— Спасибо, давай уж все эти осложнения по очереди, — рассмеялся Бадд. — Не такой уж я жадный, чтобы требовать все сразу — а, Дойл? — когда у многих несчастных даже спина не болит. — Кровать заколыхалась от его хохота. — Делай что хочешь, дружище, но предупреждаю — если что случится, никаких глупостей над моей могилой. Если ты, Дойл, хоть камень мне на могилу положили, клянусь всеми святыми, я приду к тебе ночью и водружу его тебе на живот.
Три недели Дойл лечил Бадда и пытался лечить его пациентов. Он не мог помешать Бадду проводить опыты над самим собой, исписывать горы бумаг, строить модели защитного экрана на пружинах и стрелять из пистолета в магнитную мишень. Не мог он и вопить на пациентов, или лупить их, или плясать вокруг них, или пророчески провозглашать чудесные исцеления, или громко оскорблять с лестничной площадки. Но каким-то образом Бадд поправился, поправились и его дела.
В конце третьей недели Дойл получил еще одно язвительное письмо от матери. Он сообщил ей раньше, что покидает Бадда, следующей почтой писал, что ухаживает за заболевшим приятелем и принимает его пациентов. Для доброй женщины это было уже чересчур, и, подождав немного, она ответила, что он затаптывает в грязь честь фамилии, продолжая иметь дело с мошенником-банкротом. Дойл не знал, что Бадды прочли и это письмо, и, естественно, был удивлен, когда их отношение к нему стало ледяным, и весьма расстроился, когда Бадд, который уже поправился, спросил, сколько он должен за то, что Дойл принимал его больных.
— Да ладно, это была просто дружеская услуга, — сказал Дойл.
— Спасибо, я предпочитаю чисто деловые отношения, — ответил Бадд. — Тогда все ясно, а услуга тянется без конца. Так сколько, по-твоему?
— Я не считал.
— Так посчитай. Временный заместитель стоил бы мне четыре гинеи в неделю. Будем считать, что я должен тебе двадцать. Я обещал платить тебе по фунту в неделю, а ты должен был потом мне их вернуть. Я внесу на твой счет двадцать фунтов, и ты будешь каждую неделю получать свои деньги, и не будет никаких накладок.

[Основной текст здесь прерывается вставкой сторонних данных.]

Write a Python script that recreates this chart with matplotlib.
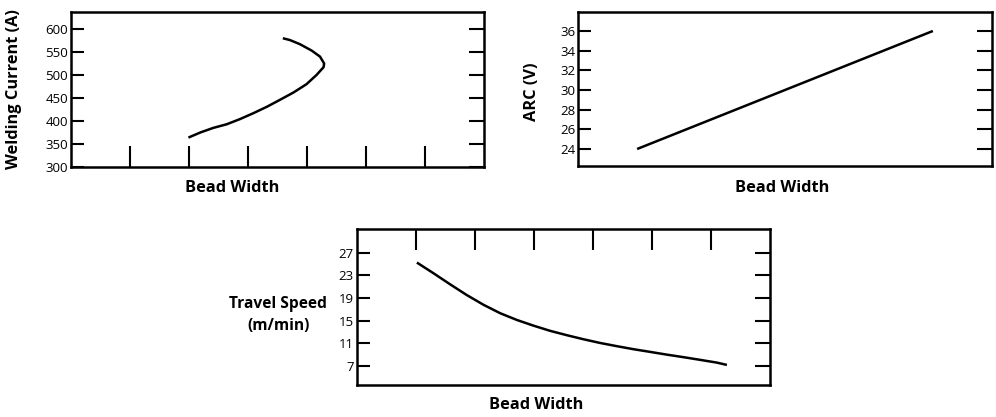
import matplotlib
matplotlib.use('Agg')
import matplotlib.pyplot as plt

plt.rcParams['font.family'] = ['Open Sans', 'DejaVu Sans']

# welding current vs bead width (curve bends back)
current_x = [1.99, 2.19, 2.41, 2.64, 2.86, 3.09, 3.32, 3.54, 3.77, 3.99, 4.16,
             4.28, 4.29, 4.22, 4.08, 3.88, 3.71, 3.59]
current_y = [364, 375, 385, 393, 404, 417, 431, 446, 462, 480, 500,
             517, 525, 540, 553, 567, 576, 580]
current_ticks = [300, 350, 400, 450, 500, 550, 600]

# arc voltage vs bead width
arc_x = [1.0, 6.0]
arc_y = [24, 36]
arc_ticks = [24, 26, 28, 30, 32, 34, 36]

# travel speed vs bead width
speed_x = [1.02, 1.30, 1.58, 1.86, 2.15, 2.43, 2.71, 2.99, 3.28, 3.56, 3.84,
           4.12, 4.41, 4.69, 4.97, 5.25, 5.54, 5.82, 6.10, 6.27]
speed_y = [25.24, 23.36, 21.42, 19.54, 17.78, 16.31, 15.13, 14.13, 13.19,
           12.43, 11.72, 11.07, 10.49, 9.96, 9.49, 9.01, 8.55, 8.08, 7.60, 7.19]
speed_ticks = [7, 11, 15, 19, 23, 27]

width_ticks = [1, 2, 3, 4, 5, 6]

LW = 1.8
fig = plt.figure(figsize=(9.96, 4.17), dpi=100)


def style_axis(ax, yticks, xtick_side=None):
    for s in ax.spines.values():
        s.set_linewidth(LW)
    ax.set_yticks(yticks)
    ax.tick_params(axis='y', direction='in', length=9, width=1.5, pad=2,
                   labelsize=9.5, right=True)
    # right-hand ticks are a bit longer
    for t in ax.yaxis.get_major_ticks():
        t.tick2line.set_markersize(10.5)
    if xtick_side == 'bottom':
        ax.set_xticks(width_ticks)
        ax.tick_params(axis='x', direction='in', length=15, width=1.5,
                       labelbottom=False, bottom=True, top=False)
    elif xtick_side == 'top':
        ax.set_xticks(width_ticks)
        ax.tick_params(axis='x', direction='in', length=15, width=1.5,
                       labelbottom=False, bottom=False, top=True)
    else:
        ax.set_xticks([])


# panel 1
ax1 = fig.add_axes([0.0713, 0.5995, 0.4147, 0.3717])
ax1.plot(current_x, current_y, color='black', lw=LW, solid_capstyle='butt')
ax1.set_xlim(0, 7)
ax1.set_ylim(300, 637)
style_axis(ax1, current_ticks, 'bottom')
ax1.text(0.39, -0.135, 'Bead Width', transform=ax1.transAxes, ha='center',
         va='center', fontsize=11.8, fontweight='bold')
ax1.text(-0.138, 0.5, 'Welding Current (A)', transform=ax1.transAxes,
         ha='center', va='center', rotation=90, fontsize=11.8, fontweight='bold')

# panel 2
ax2 = fig.add_axes([0.5803, 0.6019, 0.4157, 0.3693])
ax2.plot(arc_x, arc_y, color='black', lw=LW, solid_capstyle='butt')
ax2.set_xlim(0, 7)
ax2.set_ylim(22.27, 37.93)
style_axis(ax2, arc_ticks)
ax2.text(0.493, -0.143, 'Bead Width', transform=ax2.transAxes, ha='center',
         va='center', fontsize=11.8, fontweight='bold')
ax2.text(-0.111, 0.48, 'ARC (V)', transform=ax2.transAxes,
         ha='center', va='center', rotation=90, fontsize=11.8, fontweight='bold')

# panel 3
ax3 = fig.add_axes([0.3581, 0.0767, 0.415, 0.3734])
ax3.plot(speed_x, speed_y, color='black', lw=LW, solid_capstyle='butt')
ax3.set_xlim(0, 7)
ax3.set_ylim(3.65, 31.1)
style_axis(ax3, speed_ticks, 'top')
ax3.text(0.434, -0.128, 'Bead Width', transform=ax3.transAxes, ha='center',
         va='center', fontsize=11.8, fontweight='bold')
ax3.text(-0.19, 0.45, 'Travel Speed\n(m/min)', transform=ax3.transAxes,
         ha='center', va='center', fontsize=11.2, fontweight='bold',
         linespacing=1.55)

fig.savefig('out.png', dpi=100)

— Спасибо, — сказал Дойл. — Если ты так хочешь перейти на деловые отношения, сделай, как находишь нужным.
По их поведению было понятно, что они хотят, чтобы он уехал, и в тот день, когда Бадд смог снова оперировать, Дойл уехал в Тависток. Но там, казалось, врачей было больше, чем пациентов, и он вернулся в Плимут, где его ждал такой холодный прием, что он спросил Бадда, в чем дело. Бадд уклонился от ответа, неестественно рассмеявшись и сославшись на свою мнительность. На этот раз Дойл был полон решимости сжечь мосты, и так как условия в Портсмуте были схожи с условиями Плимута, он на следующий день сел на пароход с медной табличкой, картонкой для шляпы и сундучком, в котором был стетоскоп, вторая пара ботинок, два костюма и белье, с бумажником, где был весь его капитал — шесть фунтов — и с прощальным советом от Бадда, который его провожал: «Слушай меня, дружище. Найди хороший дом в центре, повесь свою табличку и вгрызайся изо всех сил. С пациентов бери мало или вообще ничего, пока не установишь связи. И забудь про эту глупость с профессиональным этикетом, иначе тебе конец. А я прослежу, чтобы твоя топка не погасла из-за отсутствия угля».
И он покинул Плимут, совершенно не зная истинной причины, что гнала его вперед, и абсолютно не подозревая, что Бадд, пытаясь уничтожить в нем врача, помог становлению в нем писателя.
ГЛАВА 6
ШЕРЛОК ХОЛМС
Писатель, чьи вымышленные герои были лучше известны среднему англичанину, чем любые другие, кроме шекспировских, жил какое-то время в Девоншир-Террас, и именно там появились первые рассказы, в которых Шерлок Холмс завоевал мировую славу, ибо Холмс по популярности оставил позади даже самых известных героев Диккенса. Г. К. Честертон однажды сказал, что, если бы рассказы о Холмсе писал Диккенс, у него каждый персонаж получился бы таким же живым, как Холмс. Мы можем ответить, что, если бы Диккенс это сделал, он испортил бы рассказы, эффект которых зависит от яркого сияния центрального персонажа и относительно тусклого мерцания остальных. Правда, мерцание Уотсона доходит до гениальности, но оно лишь добавляет блеска Холмсу, а Диккенс чудовищно напортачил бы с Уотсоном.